How AI Could Change the Future of Medicine

Artificial intelligence is being used to expand the power of radiology and medical imaging.

The thing that I think confused a lot of people early on when AI was being introduced into healthcare was it was going to be a panacea. Maybe it was going to replace humans in this process or that general AI was going to be able to look at massive records and make massive decisions. I’m not saying that that isn’t going to happen someday, but the products are really around that triage, finding things early, finding things in large quantity. So where it might take a human days to be able to find a diagnosis, whereas computers can run without sleep continuously and find those patients that need triage care right away.

The U.S. Food and Drug Administration has approved around 420 algorithms involving AI and imaging for various diseases, most of them in cancer. At Mass General Brigham, doctors have about 50 such algorithms to help them with patient care, about half have been approved by the FDA, and the remaining ones are still being tested.

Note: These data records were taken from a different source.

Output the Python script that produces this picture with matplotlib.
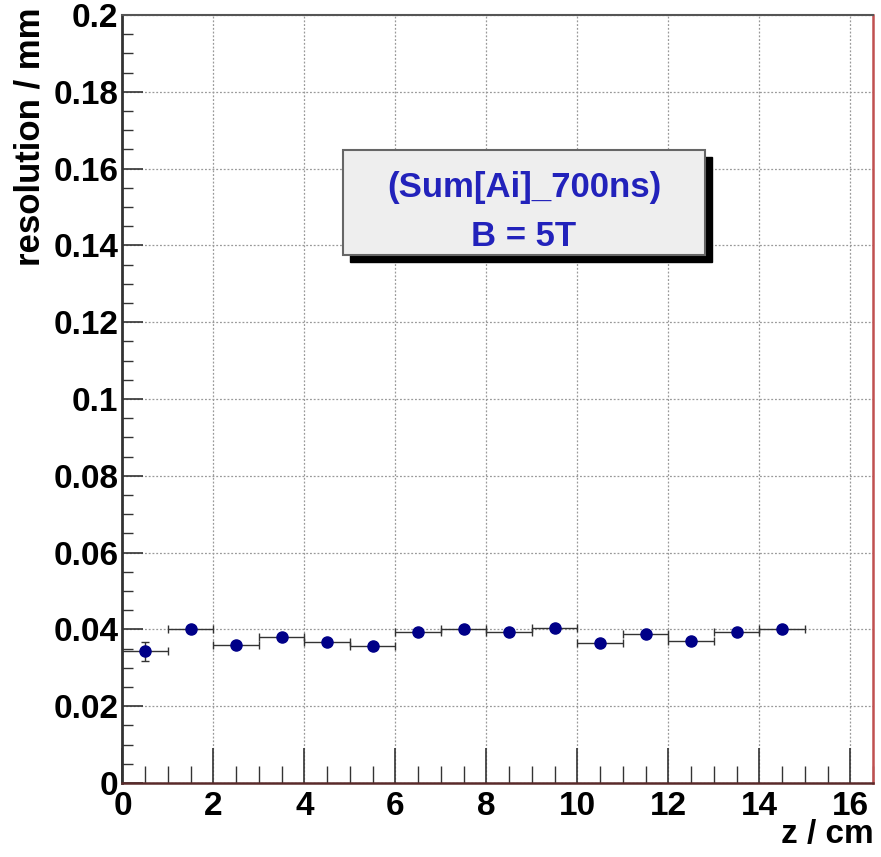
import matplotlib
matplotlib.use("Agg")
import matplotlib.pyplot as plt
from matplotlib.patches import Rectangle
from matplotlib.ticker import MultipleLocator
import numpy as np

plt.rcParams['font.family'] = ['Liberation Sans', 'DejaVu Sans']
plt.rcParams['font.weight'] = 'bold'

# bin centres (cm) and resolution (mm)
z = [0.5, 1.5, 2.5, 3.5, 4.5, 5.5, 6.5, 7.5, 8.5, 9.5, 10.5, 11.5, 12.5, 13.5, 14.5]
res = [0.0343, 0.0400, 0.0359, 0.0381, 0.0367, 0.0357, 0.0394, 0.0400,
       0.0394, 0.0405, 0.0364, 0.0388, 0.0371, 0.0394, 0.0401]
res_err = [0.0025, 0.0004, 0.0004, 0.0004, 0.0004, 0.0004, 0.0004, 0.0004,
           0.0004, 0.0004, 0.0004, 0.0004, 0.0004, 0.0004, 0.0004]
bin_half = [0.5] * len(z)

fig = plt.figure(figsize=(8.81, 8.57), dpi=100)
ax = fig.add_axes([0.139, 0.0863, 0.852, 0.8962])

ax.errorbar(z, res, xerr=bin_half, yerr=res_err, fmt='none', ecolor='#333333',
            elinewidth=1.0, capsize=3, capthick=1.0, zorder=3)
ax.plot(z, res, 'o', color='#000088', markersize=8, zorder=4)

ax.set_xlim(0, 16.5)
ax.set_ylim(0, 0.2)
ax.xaxis.set_major_locator(MultipleLocator(2))
ax.xaxis.set_minor_locator(MultipleLocator(0.5))
ax.yaxis.set_major_locator(MultipleLocator(0.02))
ax.yaxis.set_minor_locator(MultipleLocator(0.005))
ax.set_yticks(np.arange(0, 0.2001, 0.02))
ax.set_yticklabels(['0', '0.02', '0.04', '0.06', '0.08', '0.1', '0.12',
                    '0.14', '0.16', '0.18', '0.2'])

ax.grid(True, which='major', linestyle=(0, (1.5, 1.5)), color='#999999', linewidth=0.9)
ax.set_axisbelow(True)

ax.tick_params(axis='x', which='major', direction='in', length=25, width=1.2,
               labelsize=24, pad=6, color='#333333')
ax.tick_params(axis='x', which='minor', direction='in', length=12, width=1.0,
               color='#333333')
ax.tick_params(axis='y', which='major', direction='in', length=15, width=1.2,
               labelsize=24, pad=3, color='#333333')
ax.tick_params(axis='y', which='minor', direction='in', length=8, width=1.0,
               color='#333333')
for lab in ax.get_xticklabels() + ax.get_yticklabels():
    lab.set_fontweight('bold')

ax.spines['left'].set_color('#333333')
ax.spines['left'].set_linewidth(2.0)
ax.spines['top'].set_color('#555555')
ax.spines['top'].set_linewidth(1.5)
ax.spines['bottom'].set_color('#5a2a2a')
ax.spines['bottom'].set_linewidth(1.8)
ax.spines['right'].set_color('#c05050')
ax.spines['right'].set_linewidth(1.8)

# title box with shadow
bx, by, bw, bh = 0.294, 0.6875, 0.482, 0.1365
ax.add_patch(Rectangle((bx + 0.0093, by - 0.0091), bw, bh, transform=ax.transAxes,
                       facecolor='black', edgecolor='black', zorder=5))
ax.add_patch(Rectangle((bx, by), bw, bh, transform=ax.transAxes,
                       facecolor='#eeeeee', edgecolor='#666666', linewidth=1.5, zorder=6))
ax.text(bx + bw / 2, 0.775, '(Sum[Ai]_700ns)', transform=ax.transAxes,
        ha='center', va='center', fontsize=25, fontweight='bold', color='#2222bb', zorder=7)
ax.text(bx + bw / 2, 0.712, 'B = 5T', transform=ax.transAxes,
        ha='center', va='center', fontsize=25, fontweight='bold', color='#2222bb', zorder=7)

fig.text(30 / 881, 1 - 8 / 857, 'resolution / mm', rotation=90, ha='center', va='top',
         fontsize=25, fontweight='bold')
fig.text(874 / 881, 1 - 835 / 857, 'z / cm', ha='right', va='center',
         fontsize=24, fontweight='bold')

fig.savefig('out.png', dpi=100)
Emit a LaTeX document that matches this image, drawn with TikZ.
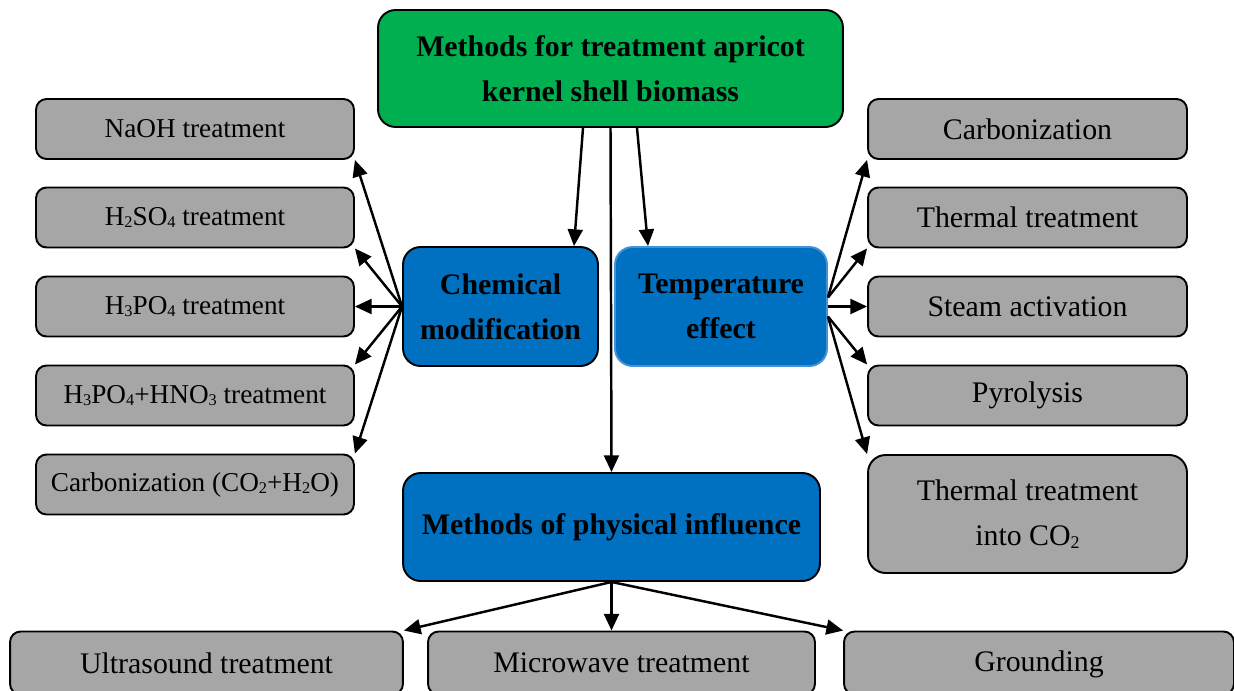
\documentclass[tikz,border=0pt]{standalone}
\usepackage{fontspec}
\setmainfont{Liberation Serif}
\usetikzlibrary{arrows.meta}
\definecolor{boxgreen}{RGB}{0,176,80}
\definecolor{boxblue}{RGB}{0,112,192}
\definecolor{boxgray}{RGB}{166,166,166}
\definecolor{tempedge}{RGB}{70,145,215}
\newcommand\chsub[1]{\raisebox{-0.2ex}{\scalebox{0.6}{#1}}}
\begin{document}
\begin{tikzpicture}[x=0.02cm,y=-0.02cm,
  base/.style={rectangle, draw=black, line width=1.1pt, align=center, inner sep=0pt, text=black},
  graybox/.style={base, fill=boxgray, rounded corners=6pt, minimum height=1.2cm},
  leftbox/.style={graybox, minimum width=6.36cm, font=\fontsize{15.5}{18}\selectfont},
  rightbox/.style={graybox, minimum width=6.38cm, font=\fontsize{17}{25.5}\selectfont},
  botbox/.style={graybox, minimum height=1.26cm, font=\fontsize{17}{25.5}\selectfont},
  bluebox/.style={base, fill=boxblue, rounded corners=10pt, font=\bfseries\fontsize{17}{25.5}\selectfont},
  arr/.style={-{Triangle[length=9.5pt,width=8.5pt]}, line width=1.4pt}
]
\useasboundingbox (0,0) rectangle (1234,690);
\clip (0,0) rectangle (1234,690);

% top
\node[base, fill=boxgreen, rounded corners=10pt, minimum width=9.3cm, minimum height=2.34cm,
  font=\bfseries\fontsize{17}{25.5}\selectfont] (top) at (610.5,68.5)
  {Methods for treatment apricot\\kernel shell biomass};

% blue boxes
\node[bluebox, minimum width=3.9cm, minimum height=2.38cm] (chem) at (500.5,306.5)
  {Chemical\\modification};
\node[bluebox, draw=tempedge, minimum width=4.24cm, minimum height=2.38cm] (temp) at (721,306.5)
  {Temperature\\effect};
\node[bluebox, minimum width=8.34cm, minimum height=2.16cm] (phys) at (611.5,527)
  {Methods of physical influence};

% left boxes
\node[leftbox] (naoh) at (195,129) {NaOH treatment};
\node[leftbox] (hso) at (195,217.5) {H\chsub{2}SO\chsub{4} treatment};
\node[leftbox] (hpo) at (195,306.5) {H\chsub{3}PO\chsub{4} treatment};
\node[leftbox] (hpn) at (195,395.5) {H\chsub{3}PO\chsub{4}+HNO\chsub{3} treatment};
\node[leftbox] (lcarb) at (195,484.5) {Carbonization (CO\chsub{2}+H\chsub{2}O)};

% right boxes
\node[rightbox] (rcarb) at (1027.5,129) {Carbonization};
\node[rightbox] (therm) at (1027.5,217.5) {Thermal treatment};
\node[rightbox] (steam) at (1027.5,306.5) {Steam activation};
\node[rightbox] (pyro) at (1027.5,395.5) {Pyrolysis};
\node[rightbox, minimum height=2.36cm, rounded corners=10pt] (tco) at (1027.5,514) {Thermal treatment\\into CO\chsub{2}};

% bottom boxes
\node[botbox, minimum width=7.86cm] (ultra) at (206.5,663) {Ultrasound treatment};
\node[botbox, minimum width=7.74cm] (micro) at (621.5,663) {Microwave treatment};
\node[botbox, minimum width=7.8cm] (ground) at (1039,663) {\strut Grounding};

% arrows from top
\draw[arr] ([xshift=-0.55cm]top.south) -- ([xshift=1.47cm]chem.north);
\draw[arr] (top.south) -- (phys.north);
\draw[arr] ([xshift=0.53cm]top.south) -- ([xshift=-1.46cm]temp.north);

% chemical fan
\draw[arr] (chem.west) -- (naoh.south east);
\draw[arr] (chem.west) -- (hso.south east);
\draw[arr] (chem.west) -- (hpo.east);
\draw[arr] (chem.west) -- (hpn.north east);
\draw[arr] (chem.west) -- (lcarb.north east);

% temperature fan
\draw[arr] ([yshift=0.18cm]temp.east) -- (rcarb.south west);
\draw[arr] ([yshift=0.18cm]temp.east) -- (therm.south west);
\draw[arr] (temp.east) -- (steam.west);
\draw[arr] ([yshift=-0.2cm]temp.east) -- (pyro.north west);
\draw[arr] ([yshift=-0.2cm]temp.east) -- (tco.north west);

% physical fan
\draw[arr] (phys.south) -- (ultra.north east);
\draw[arr] (phys.south) -- (phys.south |- micro.north);
\draw[arr] (phys.south) -- (ground.north west);
\end{tikzpicture}
\end{document}
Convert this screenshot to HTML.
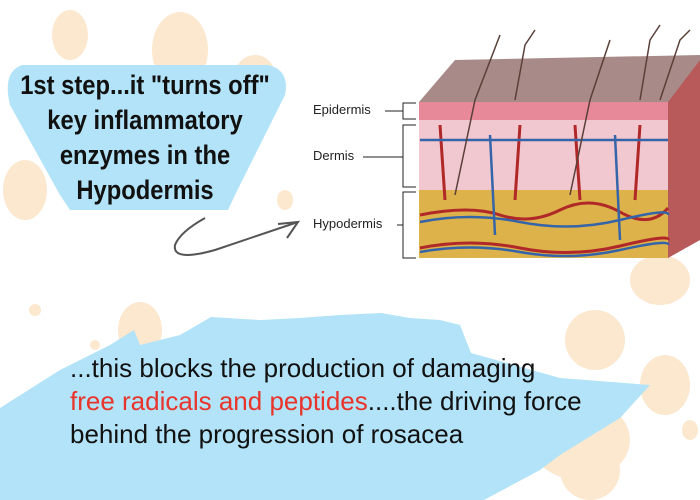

There are certain conditions that if you don’t treat quickly, the patient worsens or could actually pass away, and so examples of that would be like pulmonary embolism in the ER setting, a patient comes in with shortness of breath that could be one of the things they have but it might not be the thing that they have, could have congestive heart failure which gets treated differently. So now there are algorithms that can detect pulmonary embolisms not a CAT scan of the chest, and so when that gets detected it doesn’t make the diagnosis. It’s important to note that it’s not saying this is definitely what it is, it’s saying that the probability of this patient having it is much higher than this patient and so you should look at this patient first when you have a series of patients that you need to care for. It does help to get that bump up in the list to be able to say ‘I should look here first’ because there’s a higher likelihood that this patient has that and needs the treatment.

But all of these, uh, um, different levels of AI– all today require a human intervention to come in and say I agree or disagree. So depending upon today the sophistication of AI it just makes it easier for that human to focus on one area and to focus on the right patient to say how we get care faster.